### THE EXERCISE:
In the entries that follow, count each line containing "this" and state the total, nothing more.

### RECORDS SHOWN:
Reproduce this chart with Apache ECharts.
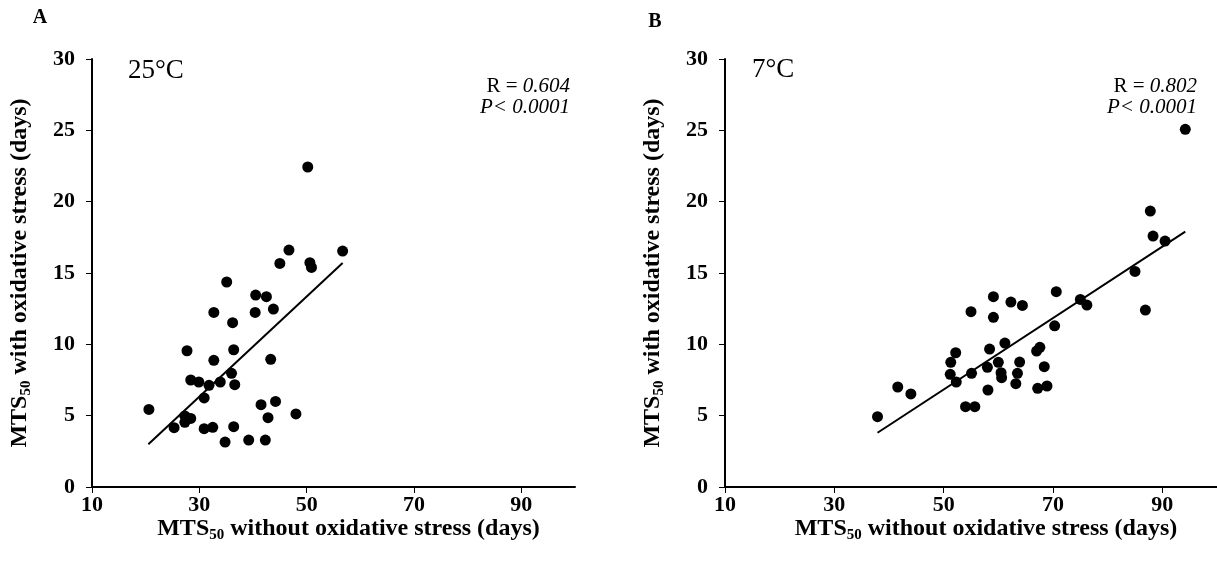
<!DOCTYPE html>
<html>
<head>
<meta charset="utf-8">
<script src="https://cdn.jsdelivr.net/npm/echarts@6/dist/echarts.min.js"></script>
<style>
  html, body { margin: 0; padding: 0; background: #fff; }
  #chart { width: 1217px; height: 565px; }
</style>
</head>
<body>
<div id="chart"></div>
<script>
// MTS50 with vs. without oxidative stress, [without, with] in days
const points25C = [
  [20.6, 5.44], [25.3, 4.16], [27.3, 4.98], [27.3, 4.53], [28.4, 4.81],
  [27.7, 9.55], [28.4, 7.50], [29.9, 7.36], [30.9, 6.24], [30.9, 4.09],
  [31.8, 7.13], [32.5, 4.18], [32.7, 12.24], [32.7, 8.88], [33.9, 7.36],
  [34.8, 3.15], [35.1, 14.37], [36.0, 7.97], [36.2, 11.52], [36.4, 9.62],
  [36.6, 7.17], [36.4, 4.23], [39.2, 3.29], [40.4, 12.24], [40.5, 13.45],
  [41.5, 5.77], [42.3, 3.29], [42.5, 13.34], [42.8, 4.86], [43.3, 8.95],
  [43.8, 12.47], [44.2, 6.00], [45.0, 15.67], [46.7, 16.61], [48.0, 5.12],
  [50.6, 15.72], [50.9, 15.39], [56.7, 16.54], [50.2, 22.43]
];
const points7C = [
  [37.9, 4.93], [41.6, 7.01], [44.0, 6.52], [51.3, 8.74], [52.2, 9.41],
  [51.2, 7.90], [52.3, 7.36], [54.0, 5.63], [55.7, 5.63], [55.0, 12.29],
  [55.1, 7.97], [58.0, 8.39], [58.1, 6.80], [58.4, 9.67], [59.1, 13.34],
  [59.1, 11.89], [60.0, 8.74], [60.5, 8.01], [60.6, 7.66], [61.2, 10.09],
  [62.3, 12.96], [63.2, 7.24], [63.5, 7.97], [63.9, 8.76], [64.4, 12.73],
  [67.0, 9.53], [67.6, 9.79], [67.2, 6.92], [68.4, 8.43], [68.9, 7.08],
  [70.3, 11.30], [70.6, 13.69], [75.0, 13.15], [76.2, 12.75], [85.0, 15.11],
  [86.9, 12.40], [87.8, 19.34], [88.3, 17.59], [90.5, 17.24], [94.2, 25.07]
];
// fitted regression lines (end points)
const fit25C = [[20.5, 3.0], [56.7, 15.7]];
const fit7C = [[37.9, 3.8], [94.2, 17.9]];

const xTickValues = [10, 30, 50, 70, 90];
const yTickValues = [0, 5, 10, 15, 20, 25, 30];
const panelLetters = ['A', 'B'];
const tempLabels = ['25\u00B0C', '7\u00B0C'];
const rValues = ['0.604', '0.802'];
const pValues = ['0.0001', '0.0001'];

const FONT = 'Liberation Serif';
const xName = '{b|MTS}{s|50}{b| without oxidative stress (days)}';
const yName = '{b|MTS}{s|50}{b| with oxidative stress (days)}';
const nameRich = {
  b: { fontFamily: FONT, fontWeight: 'bold', fontSize: 24, color: '#000', lineHeight: 28, verticalAlign: 'middle' },
  s: { fontFamily: FONT, fontWeight: 'bold', fontSize: 15, color: '#000', lineHeight: 15, verticalAlign: 'bottom' }
};

const grids = [
  { left: 92, top: 59, width: 483, height: 428 },
  { left: 725, top: 59, width: 494, height: 428 }
];

function makeX(i) {
  return {
    gridIndex: i, type: 'value', min: 10, max: 100, interval: 20,
    name: xName, nameLocation: 'middle', nameGap: 28, nameMoveOverlap: false,
    nameTextStyle: { rich: nameRich, padding: [0, 0, 0, 30] },
    axisLine: { lineStyle: { color: '#000', width: 2 } },
    axisTick: { show: true, inside: false, length: 6, customValues: xTickValues, lineStyle: { color: '#000', width: 1 } },
    axisLabel: { customValues: xTickValues, margin: 7, fontFamily: FONT, fontWeight: 'bold', fontSize: 22, color: '#000' },
    splitLine: { show: false }
  };
}
function makeY(i) {
  return {
    gridIndex: i, type: 'value', min: 0, max: 30, interval: 5,
    name: yName, nameLocation: 'middle', nameGap: 58, nameRotate: 90, nameMoveOverlap: false,
    nameTextStyle: { rich: nameRich },
    axisLine: { show: true, lineStyle: { color: '#000', width: 2 } },
    axisTick: { show: true, inside: false, length: 6, lineStyle: { color: '#000', width: 1 } },
    axisLabel: { margin: 17, fontFamily: FONT, fontWeight: 'bold', fontSize: 22, color: '#000' },
    splitLine: { show: false }
  };
}

function scatter(i, data) {
  return {
    type: 'scatter', xAxisIndex: i, yAxisIndex: i, data: data,
    symbol: 'circle', symbolSize: 11, itemStyle: { color: '#000', opacity: 1 }, z: 3
  };
}
function fitLine(i, data) {
  return {
    type: 'line', xAxisIndex: i, yAxisIndex: i, data: data,
    symbol: 'none', lineStyle: { color: '#000', width: 2 }, z: 2, silent: true
  };
}

const textPos = [
  { letter: [40, 18], temp: [128, 71], stats: [570, 76] },
  { letter: [655, 22], temp: [752, 70], stats: [1197, 76] }
];
const graphics = [];
textPos.forEach((p, i) => {
  graphics.push({
    type: 'text', x: p.letter[0], y: p.letter[1],
    style: { text: panelLetters[i], fontFamily: FONT, fontWeight: 'bold', fontSize: 20, fill: '#000', align: 'center', verticalAlign: 'middle' }
  });
  graphics.push({
    type: 'text', x: p.temp[0], y: p.temp[1],
    style: { text: tempLabels[i], fontFamily: FONT, fontSize: 27, fill: '#000', align: 'left', verticalAlign: 'middle' }
  });
  graphics.push({
    type: 'text', x: p.stats[0], y: p.stats[1],
    style: {
      text: '{n|R = }{i|' + rValues[i] + '}\n{i|P< ' + pValues[i] + '}',
      align: 'right', verticalAlign: 'top',
      rich: {
        n: { fontFamily: FONT, fontSize: 21, fill: '#000', lineHeight: 21 },
        i: { fontFamily: FONT, fontSize: 21, fontStyle: 'italic', fill: '#000', lineHeight: 21 }
      }
    }
  });
});

const chart = echarts.init(document.getElementById('chart'), null, { renderer: 'canvas' });
chart.setOption({
  animation: false,
  backgroundColor: '#fff',
  grid: grids,
  xAxis: [makeX(0), makeX(1)],
  yAxis: [makeY(0), makeY(1)],
  series: [
    fitLine(0, fit25C), scatter(0, points25C),
    fitLine(1, fit7C), scatter(1, points7C)
  ],
  graphic: graphics
});
</script>
</body>
</html>
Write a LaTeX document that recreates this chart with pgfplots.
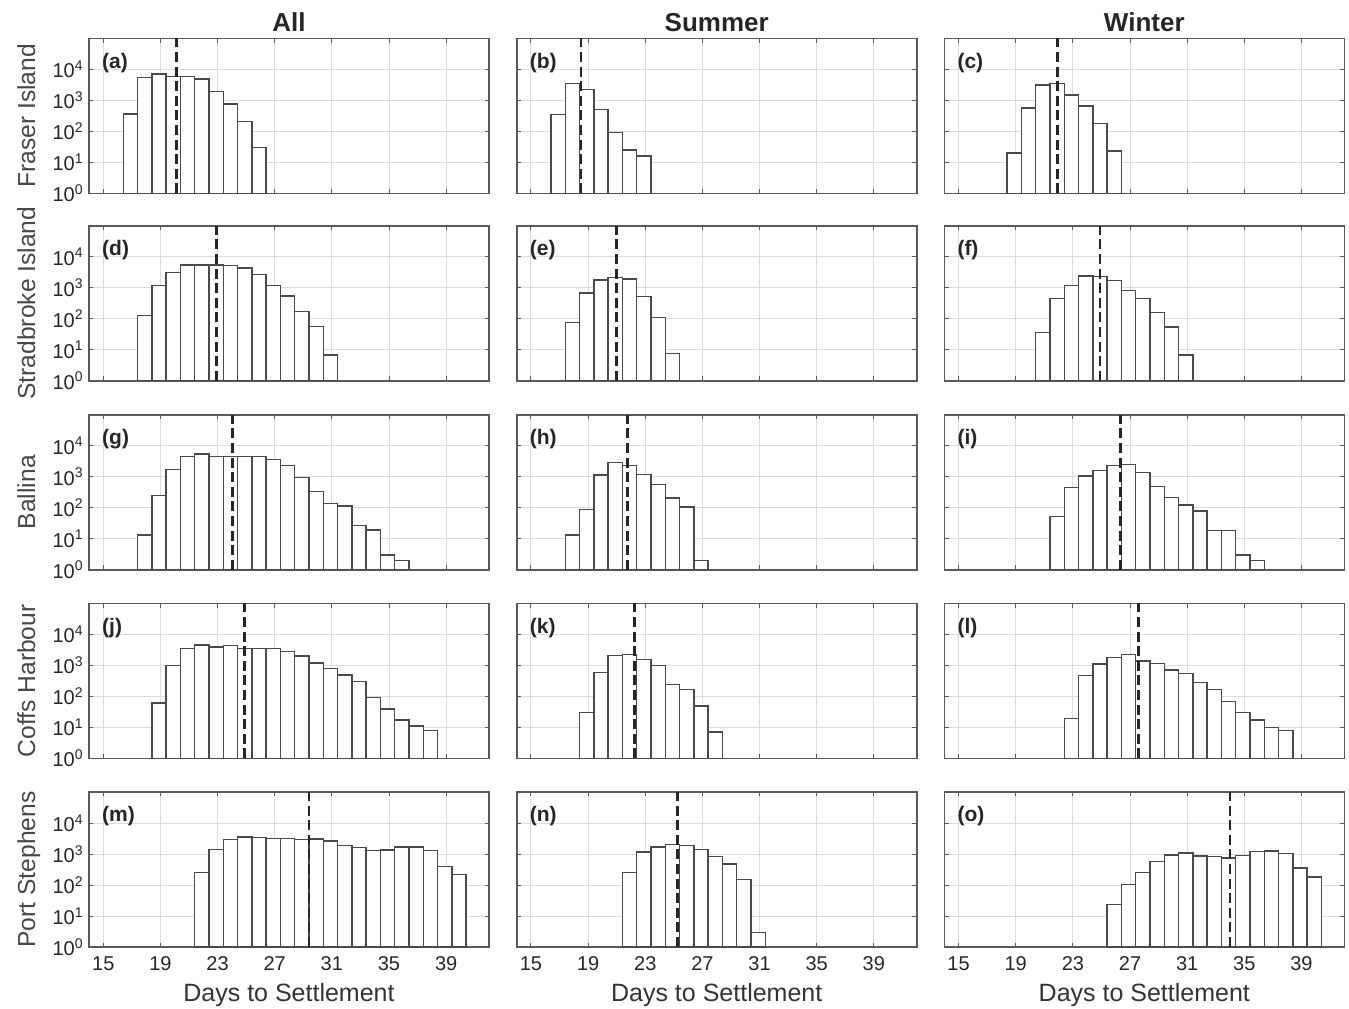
\documentclass[border=0pt]{standalone}
\usepackage{pgfplots}
\pgfplotsset{compat=1.18}
\usepackage{fontspec}
\setmainfont{Liberation Sans}
\definecolor{framec}{HTML}{5A5A5A}
\definecolor{barc}{HTML}{4A4A4A}
\definecolor{gridc}{HTML}{DCDCDC}
\definecolor{textc}{HTML}{262626}
\pgfplotsset{
  every axis title/.style={at={(axis description cs:0.5,1.045)}, anchor=base, font=\bfseries\fontsize{13}{15}\selectfont, text=black!85},
  histax/.style={
    scale only axis, width=200pt, height=77.5pt, anchor=north west,
    xmin=14, xmax=42, ymin=1, ymax=1e5,
    xtick={15,19,23,27,31,35,39},
    ytick={1,10,100,1000,10000},
    xticklabels={}, yticklabels={},
    minor tick num=0, yminorticks=false, yminorgrids=false,
    grid=major, major grid style={gridc, line width=0.5pt},
    tick align=inside, major tick length=2.2pt,
    tick style={framec, line width=0.5pt},
    axis line style={framec, line width=0.8pt},
    tick label style={font=\fontsize{10}{12}\selectfont, text=textc},
    xticklabel style={anchor=base, yshift=-11.5pt},
    yticklabel style={anchor=east, inner sep=0pt, xshift=-2.5pt},
    ylabel style={at={(axis description cs:-0.135,0.5)}, anchor=base, font=\fontsize{12.3}{14}\selectfont, text=black!72},
    xlabel style={at={(axis description cs:0.5,-0.35)}, anchor=base, font=\fontsize{12.5}{14}\selectfont, text=black!80},
  },
  ylab/.style={yticklabels={10\textsuperscript{0},10\textsuperscript{1},10\textsuperscript{2},10\textsuperscript{3},10\textsuperscript{4}}},
  xlab/.style={xticklabels={15,19,23,27,31,35,39}, xlabel={Days to Settlement}},
  mybars/.style={ybar, bar width=1, bar shift=0pt, fill=white, draw=barc, line width=0.7pt},
  dashline/.style={black!85, line width=1.4pt, dash pattern=on 5pt off 2.3pt},
}
\tikzset{plab/.style={anchor=west, inner sep=0pt, font=\bfseries\fontsize{10.5}{12}\selectfont, text=black!85}}
\newcommand{\panel}[6]{%
  \begin{semilogyaxis}[histax, at={(#1)}, #2]
    \addplot[mybars] coordinates {#3};
    \addplot[dashline] coordinates {(#4,1) (#4,1e5)};
    \node[plab] at (rel axis cs:0.032,0.843) {#5};
  \end{semilogyaxis}#6}
\begin{document}
\begin{tikzpicture}
\useasboundingbox (0,0) rectangle (674.5pt,-504pt);
% Row 1: Fraser Island
\panel{44.5pt,-19.15pt}{ylab, ylabel={Fraser Island}, title={All}}
 {(16.9,365) (17.9,5500) (18.9,7000) (19.9,5800) (20.9,5900) (21.9,4800) (22.9,1950) (23.9,750) (24.9,205) (25.9,30)}
 {20.1}{(a)}{}
\panel{258.35pt,-19.15pt}{title={Summer}}
 {(16.9,355) (17.9,3450) (18.9,2250) (19.9,515) (20.9,91) (21.9,25) (22.9,16)}
 {18.5}{(b)}{}
\panel{472.15pt,-19.15pt}{title={Winter}}
 {(18.9,20) (19.9,570) (20.9,3100) (21.9,3450) (22.9,1480) (23.9,665) (24.9,178) (25.9,23)}
 {21.9}{(c)}{}
% Row 2: Stradbroke Island
\panel{44.5pt,-112.85pt}{ylab, ylabel={Stradbroke Island}}
 {(17.9,128) (18.9,1180) (19.9,3100) (20.9,5350) (21.9,5350) (22.9,5350) (23.9,5100) (24.9,4300) (25.9,2680) (26.9,1200) (27.9,545) (28.9,168) (29.9,55) (30.9,6.8)}
 {22.9}{(d)}{}
\panel{258.35pt,-112.85pt}{}
 {(17.9,74) (18.9,680) (19.9,1790) (20.9,2090) (21.9,1900) (22.9,530) (23.9,108) (24.9,7.7)}
 {20.96}{(e)}{}
\panel{472.15pt,-112.85pt}{}
 {(20.9,36) (21.9,455) (22.9,1180) (23.9,2400) (24.9,2300) (25.9,1700) (26.9,830) (27.9,455) (28.9,161) (29.9,54) (30.9,6.8)}
 {24.9}{(f)}{}
% Row 3: Ballina
\panel{44.5pt,-207.35pt}{ylab, ylabel={Ballina}}
 {(17.9,13) (18.9,250) (19.9,1730) (20.9,4450) (21.9,5400) (22.9,4450) (23.9,4450) (24.9,4450) (25.9,4450) (26.9,3630) (27.9,2250) (28.9,930) (29.9,335) (30.9,138) (31.9,113) (32.9,27) (33.9,19) (34.9,3) (35.9,2)}
 {24.05}{(g)}{}
\panel{258.35pt,-207.35pt}{}
 {(17.9,13) (18.9,89) (19.9,1150) (20.9,2900) (21.9,2250) (22.9,1200) (23.9,550) (24.9,204) (25.9,105) (26.9,2)}
 {21.74}{(h)}{}
\panel{472.15pt,-207.35pt}{}
 {(21.9,52) (22.9,455) (23.9,1050) (24.9,1600) (25.9,2330) (26.9,2450) (27.9,1350) (28.9,490) (29.9,215) (30.9,122) (31.9,78) (32.9,18) (33.9,18) (34.9,3) (35.9,2)}
 {26.36}{(i)}{}
% Row 4: Coffs Harbour
\panel{44.5pt,-301.65pt}{ylab, ylabel={Coffs Harbour}}
 {(18.9,61) (19.9,1000) (20.9,3450) (21.9,4550) (22.9,3900) (23.9,4300) (24.9,3550) (25.9,3550) (26.9,3550) (27.9,2830) (28.9,2000) (29.9,1190) (30.9,800) (31.9,490) (32.9,297) (33.9,93) (34.9,39) (35.9,17) (36.9,11) (37.9,8)}
 {24.9}{(j)}{}
\panel{258.35pt,-301.65pt}{}
 {(18.9,30) (19.9,580) (20.9,2050) (21.9,2250) (22.9,1560) (23.9,980) (24.9,245) (25.9,164) (26.9,48) (27.9,7)}
 {22.23}{(k)}{}
\panel{472.15pt,-301.65pt}{}
 {(22.9,19.5) (23.9,465) (24.9,1100) (25.9,1780) (26.9,2250) (27.9,1380) (28.9,1150) (29.9,710) (30.9,540) (31.9,283) (32.9,169) (33.9,69) (34.9,30) (35.9,17) (36.9,10) (37.9,8)}
 {27.58}{(l)}{}
% Row 5: Port Stephens
\panel{44.5pt,-396pt}{ylab, xlab, ylabel={Port Stephens}}
 {(21.9,257) (22.9,1410) (23.9,2900) (24.9,3540) (25.9,3370) (26.9,3120) (27.9,3120) (28.9,2900) (29.9,3030) (30.9,2630) (31.9,1900) (32.9,1650) (33.9,1290) (34.9,1350) (35.9,1690) (36.9,1690) (37.9,1290) (38.9,400) (39.9,215)}
 {29.4}{(m)}{}
\panel{258.35pt,-396pt}{xlab}
 {(21.9,250) (22.9,1150) (23.9,1700) (24.9,2000) (25.9,1900) (26.9,1400) (27.9,850) (28.9,480) (29.9,150) (30.9,3)}
 {25.25}{(n)}{}
\panel{472.15pt,-396pt}{xlab}
 {(25.9,24) (26.9,102) (27.9,257) (28.9,570) (29.9,930) (30.9,1080) (31.9,860) (32.9,820) (33.9,740) (34.9,905) (35.9,1230) (36.9,1250) (37.9,1020) (38.9,355) (39.9,180)}
 {34.0}{(o)}{}
\end{tikzpicture}
\end{document}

### TASK RESPONSE:
2